Over time each generation gets a chance to mold its skills to the dynamism of an economy that has trade that's open to the world. If you don't do that you get people stuck into these stagnant situations but when you're open to goods and services and ideas and people from around the world it encourages innovation and human flourishing. It's true that at any point in time there will be people that struggle, whether that be from free trade or technology, it’s inevitable. But their children in the next generation are going to be better off.


1. Economic illiberalism pushed by figures on the right and left has become increasingly popular, evidenced by the rise of figures such as Donald Trump and Elizabeth Warren. How can  liberalizing trade arguments be phrased in a personal way that connects with everyday people?

2. McDaniel states that instead of prioritizing infrastructure and industrial policy, there should be more of a focus on investing in education as well as research and development. This is vague, what does McDaniel’s vision of investment look like? How can this economic re-calibration be accomplished without falling into the same trap of rent-seeking that that industrial policy creates?

3. One of McDaniel’s points is that the rhetoric around trade policy has changed from the Trump to the Biden administration while the policies have largely stayed the same. However, Trump and Biden both appealed to national security and national pride. Is it the absence of the nationalistic rhetoric with Biden that makes McDaniel state this?

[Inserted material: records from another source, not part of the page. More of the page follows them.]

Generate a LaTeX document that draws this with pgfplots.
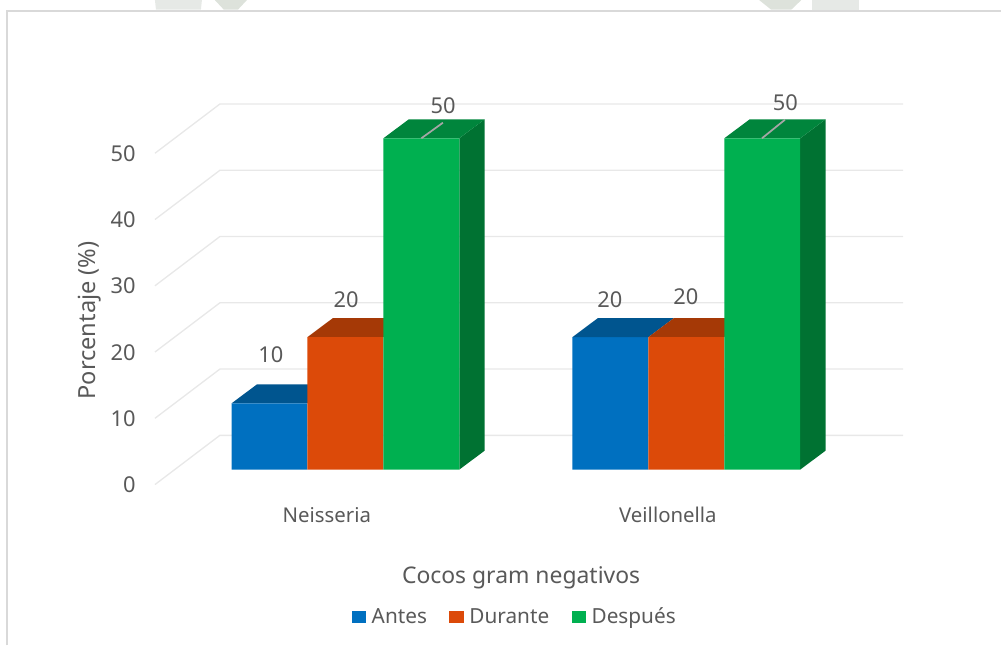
\documentclass[border=0pt]{standalone}
\usepackage{fontspec}
\setmainfont{Noto Sans}
\usepackage{pgfplots}
\pgfplotsset{compat=1.18}

\definecolor{txt}{HTML}{595959}
\definecolor{gridc}{HTML}{E8E8E8}
\definecolor{framec}{HTML}{D9D9D9}
\definecolor{leader}{HTML}{A6A6A6}
\definecolor{blueF}{HTML}{0070C0}
\definecolor{blueT}{HTML}{00558F}
\definecolor{orangeF}{HTML}{DC4A09}
\definecolor{orangeT}{HTML}{A53906}
\definecolor{greenF}{HTML}{00B050}
\definecolor{greenT}{HTML}{00853C}
\definecolor{greenS}{HTML}{007232}
\definecolor{fadeA}{HTML}{E6E9E6}
\definecolor{fadeB}{HTML}{DDE2DB}

\newcommand{\numfont}{\fontsize{16.4}{19}\selectfont}
\newcommand{\catfont}{\fontsize{15.3}{18}\selectfont}
\newcommand{\legfont}{\fontsize{15.6}{18}\selectfont}
\newcommand{\titlefont}{\fontsize{17.2}{20}\selectfont}

% x runs in picture pixels (0..1002), y in percent; 6.634 px per percent
\pgfplotsset{
    frontbar/.style={ybar, bar width=57pt, bar shift=0pt, draw=none, fill=#1,
        legend image code/.code={\fill[#1] (0pt,-4.6pt) rectangle (10.6pt,4.6pt); \path (13pt,0pt);}},
    face/.style={draw=none, fill=#1, forget plot},
    wall/.style={draw=gridc, line width=1pt, forget plot},
    lead/.style={draw=leader, line width=1.3pt, forget plot},
}

\begin{document}
\begin{tikzpicture}
\begin{axis}[
    scale only axis,
    width=751.5pt, height=484.5pt,
    xmin=0, xmax=1002,
    ymin=-26.53, ymax=70.85,
    axis line style={draw=none},
    major tick length=0pt,
    clip=false,
    /pgf/number format/assume math mode=true,
    xtick={327,668.5},
    xticklabels={Neisseria,Veillonella},
    ytick={0,10,20,30,40,50},
    yticklabel style={font=\numfont, text=txt, anchor=east, xshift=105.2pt, yshift=-11.4pt},
    xticklabel style={font=\catfont, text=txt, anchor=center, yshift=98pt},
    xlabel={Cocos gram negativos},
    ylabel={Porcentaje (\%)},
    every axis x label/.style={at={(rel axis cs:0.5205,0.1053)}, anchor=center, font=\titlefont, text=txt},
    every axis y label/.style={at={(rel axis cs:0.0895,0.5035)}, anchor=center, rotate=90, font=\fontsize{17.7}{20}\selectfont, text=txt},
    legend columns=3,
    legend style={draw=none, fill=none, at={(rel axis cs:0.5145,0.044)}, anchor=center,
        font=\legfont, text=txt,
        /tikz/every even column/.style={column sep=14.8pt}},
]

% frame and faded page background along the top
\addplot[draw=framec, line width=1.5pt, forget plot] coordinates {(7,-26.53) (7,69.19) (1002,69.19)};
\addplot[face=fadeA] coordinates {(155,70.85) (202,70.85) (201,69.4) (156,69.4)};
\addplot[face=fadeB] coordinates {(215,70.85) (247,70.85) (238,69.4) (224,69.4)};
\addplot[face=fadeB] coordinates {(760,70.85) (802,70.85) (792,69.4) (772,69.4)};
\addplot[face=fadeA] coordinates {(813,70.85) (860,70.85) (860,69.4) (813,69.4)};

% back wall lines
\addplot[wall] coordinates {(155,-2.26) (220,5.17) (904,5.17)};
\addplot[wall] coordinates {(155,7.74) (220,15.17) (904,15.17)};
\addplot[wall] coordinates {(155,17.74) (220,25.17) (904,25.17)};
\addplot[wall] coordinates {(155,27.74) (220,35.17) (904,35.17)};
\addplot[wall] coordinates {(155,37.74) (220,45.17) (904,45.17)};
\addplot[wall] coordinates {(155,47.74) (220,55.17) (904,55.17)};

% Neisseria
\addplot[face=blueT] coordinates {(231.7,10) (307.7,10) (333.1,12.86) (257.1,12.86)};
\addplot[frontbar=blueF] coordinates {(269.7,10) (611,20)};
\addlegendentry{Antes}
\addplot[face=orangeT] coordinates {(307.7,20) (383.7,20) (409.1,22.86) (333.1,22.86)};
\addplot[face=blueT] coordinates {(573,20) (649,20) (674.4,22.86) (598.4,22.86)};
\addplot[face=orangeT] coordinates {(649,20) (725,20) (750.4,22.86) (674.4,22.86)};
\addplot[frontbar=orangeF] coordinates {(345.7,20) (687,20)};
\addlegendentry{Durante}
\addplot[face=greenS] coordinates {(459.7,0) (485.1,2.86) (485.1,52.86) (459.7,50)};
\addplot[face=greenT] coordinates {(383.7,50) (459.7,50) (485.1,52.86) (409.1,52.86)};
\addplot[face=greenS] coordinates {(801,0) (826.4,2.86) (826.4,52.86) (801,50)};
\addplot[face=greenT] coordinates {(725,50) (801,50) (826.4,52.86) (750.4,52.86)};
\addplot[frontbar=greenF] coordinates {(421.7,50) (763,50)};
\addlegendentry{Después}

% leader lines of the two 50 labels
\addplot[lead] coordinates {(421.7,50) (443.3,52.35)};
\addplot[lead] coordinates {(762.7,50) (785.7,52.8)};

% value labels
\node[font=\numfont, text=txt] at (axis cs:271,17.4) {10};
\node[font=\numfont, text=txt] at (axis cs:346.5,25.7) {20};
\node[font=\numfont, text=txt] at (axis cs:443.5,54.9) {50};
\node[font=\numfont, text=txt] at (axis cs:610.5,25.7) {20};
\node[font=\numfont, text=txt] at (axis cs:686.5,26.1) {20};
\node[font=\numfont, text=txt] at (axis cs:786,55.3) {50};

\end{axis}
\end{tikzpicture}
\end{document}
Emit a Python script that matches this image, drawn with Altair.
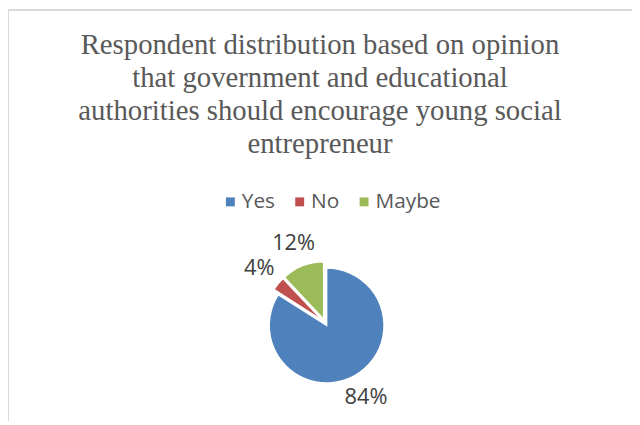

4. McDaniel repeatedly makes the point that free trade will inevitably harm some people. Some have suggested re-training by the government as a viable option for those who have lost their jobs due to outsourcing. Is there a more libertarian solution than government jobs training?

5. It seems as though America goes through cycles of economic liberalization where the free market is glorified and allowed to grow, and illiberalism where globalization is labeled as the enemy of the American economy and working class. Is this current moment just a part of that cycle?